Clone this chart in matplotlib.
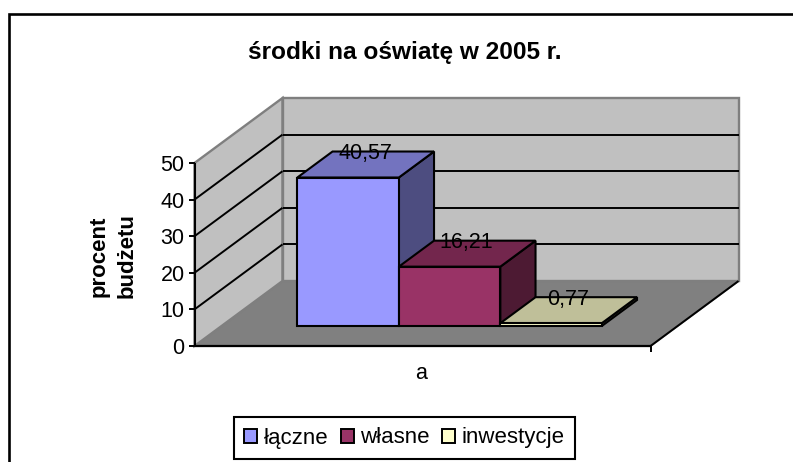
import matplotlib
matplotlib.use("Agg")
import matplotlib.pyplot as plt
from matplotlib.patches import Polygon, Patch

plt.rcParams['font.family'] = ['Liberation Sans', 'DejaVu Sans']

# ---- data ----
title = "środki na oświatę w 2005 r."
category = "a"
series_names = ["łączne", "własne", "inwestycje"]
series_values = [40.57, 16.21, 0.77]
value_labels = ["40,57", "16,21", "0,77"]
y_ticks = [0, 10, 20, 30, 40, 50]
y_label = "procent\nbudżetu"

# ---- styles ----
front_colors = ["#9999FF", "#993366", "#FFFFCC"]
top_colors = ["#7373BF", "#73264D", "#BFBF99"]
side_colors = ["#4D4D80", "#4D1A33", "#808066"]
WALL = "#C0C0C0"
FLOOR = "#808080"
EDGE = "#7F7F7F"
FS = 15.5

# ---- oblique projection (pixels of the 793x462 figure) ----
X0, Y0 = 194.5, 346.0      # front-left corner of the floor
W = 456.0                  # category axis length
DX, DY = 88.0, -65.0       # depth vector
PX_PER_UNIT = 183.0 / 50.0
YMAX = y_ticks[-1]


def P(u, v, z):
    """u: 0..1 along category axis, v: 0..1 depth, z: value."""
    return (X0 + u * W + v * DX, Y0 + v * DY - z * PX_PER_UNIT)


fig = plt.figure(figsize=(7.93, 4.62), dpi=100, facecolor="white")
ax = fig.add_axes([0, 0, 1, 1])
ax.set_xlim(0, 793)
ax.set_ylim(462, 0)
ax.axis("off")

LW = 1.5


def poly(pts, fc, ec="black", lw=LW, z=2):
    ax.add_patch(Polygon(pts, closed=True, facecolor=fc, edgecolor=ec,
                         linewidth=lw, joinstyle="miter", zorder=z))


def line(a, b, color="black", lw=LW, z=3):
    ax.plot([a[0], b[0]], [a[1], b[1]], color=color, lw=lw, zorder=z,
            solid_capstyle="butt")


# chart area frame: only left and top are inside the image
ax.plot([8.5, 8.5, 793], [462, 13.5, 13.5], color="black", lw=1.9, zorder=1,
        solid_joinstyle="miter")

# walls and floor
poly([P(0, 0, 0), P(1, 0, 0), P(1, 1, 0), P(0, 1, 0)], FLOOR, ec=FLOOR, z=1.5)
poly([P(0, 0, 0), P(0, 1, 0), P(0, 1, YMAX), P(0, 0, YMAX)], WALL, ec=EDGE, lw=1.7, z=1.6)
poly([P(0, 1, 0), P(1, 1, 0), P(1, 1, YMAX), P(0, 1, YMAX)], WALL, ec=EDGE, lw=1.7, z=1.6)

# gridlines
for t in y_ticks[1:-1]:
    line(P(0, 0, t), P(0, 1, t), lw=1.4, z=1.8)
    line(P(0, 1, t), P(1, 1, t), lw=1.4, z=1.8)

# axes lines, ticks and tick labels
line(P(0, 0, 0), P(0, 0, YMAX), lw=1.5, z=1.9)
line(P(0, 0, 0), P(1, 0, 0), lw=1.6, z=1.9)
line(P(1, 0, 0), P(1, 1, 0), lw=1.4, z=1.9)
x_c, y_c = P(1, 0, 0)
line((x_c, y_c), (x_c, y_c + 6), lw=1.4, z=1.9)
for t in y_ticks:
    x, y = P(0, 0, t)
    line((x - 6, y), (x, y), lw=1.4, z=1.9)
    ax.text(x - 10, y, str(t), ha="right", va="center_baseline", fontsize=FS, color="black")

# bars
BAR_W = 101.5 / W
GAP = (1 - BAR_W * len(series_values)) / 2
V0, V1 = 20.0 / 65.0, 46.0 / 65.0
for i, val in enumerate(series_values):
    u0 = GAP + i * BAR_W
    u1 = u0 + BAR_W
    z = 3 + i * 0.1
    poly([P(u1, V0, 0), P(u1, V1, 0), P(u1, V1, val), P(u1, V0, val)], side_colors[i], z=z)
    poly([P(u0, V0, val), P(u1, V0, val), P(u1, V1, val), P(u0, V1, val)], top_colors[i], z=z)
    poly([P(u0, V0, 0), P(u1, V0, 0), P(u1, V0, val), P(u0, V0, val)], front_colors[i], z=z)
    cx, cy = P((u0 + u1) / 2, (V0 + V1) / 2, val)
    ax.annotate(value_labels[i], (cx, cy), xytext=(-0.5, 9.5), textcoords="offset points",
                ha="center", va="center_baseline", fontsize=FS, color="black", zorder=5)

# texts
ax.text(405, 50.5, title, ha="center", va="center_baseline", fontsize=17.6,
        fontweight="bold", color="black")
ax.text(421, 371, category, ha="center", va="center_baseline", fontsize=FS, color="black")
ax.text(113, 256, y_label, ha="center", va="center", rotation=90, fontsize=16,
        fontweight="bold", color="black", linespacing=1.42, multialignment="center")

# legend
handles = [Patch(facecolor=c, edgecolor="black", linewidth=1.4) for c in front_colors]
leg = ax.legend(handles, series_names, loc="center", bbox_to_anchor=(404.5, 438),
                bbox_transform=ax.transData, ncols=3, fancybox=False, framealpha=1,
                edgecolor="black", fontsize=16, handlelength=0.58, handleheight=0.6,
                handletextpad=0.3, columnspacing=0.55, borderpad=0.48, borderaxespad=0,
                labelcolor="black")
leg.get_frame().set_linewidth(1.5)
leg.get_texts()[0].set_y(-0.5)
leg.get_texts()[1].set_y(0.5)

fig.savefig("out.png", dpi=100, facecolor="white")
──────────
» **Prompt**:
Write out nothing but the lines from the start of the data through the line with "plt.rcParams['font.family'] = ['Liberation". Leave out the pictures.

» **Complete response**:
Clone this chart in matplotlib.
import matplotlib
matplotlib.use("Agg")
import matplotlib.pyplot as plt
from matplotlib.patches import Polygon, Patch

plt.rcParams['font.family'] = ['Liberation Sans', 'DejaVu Sans']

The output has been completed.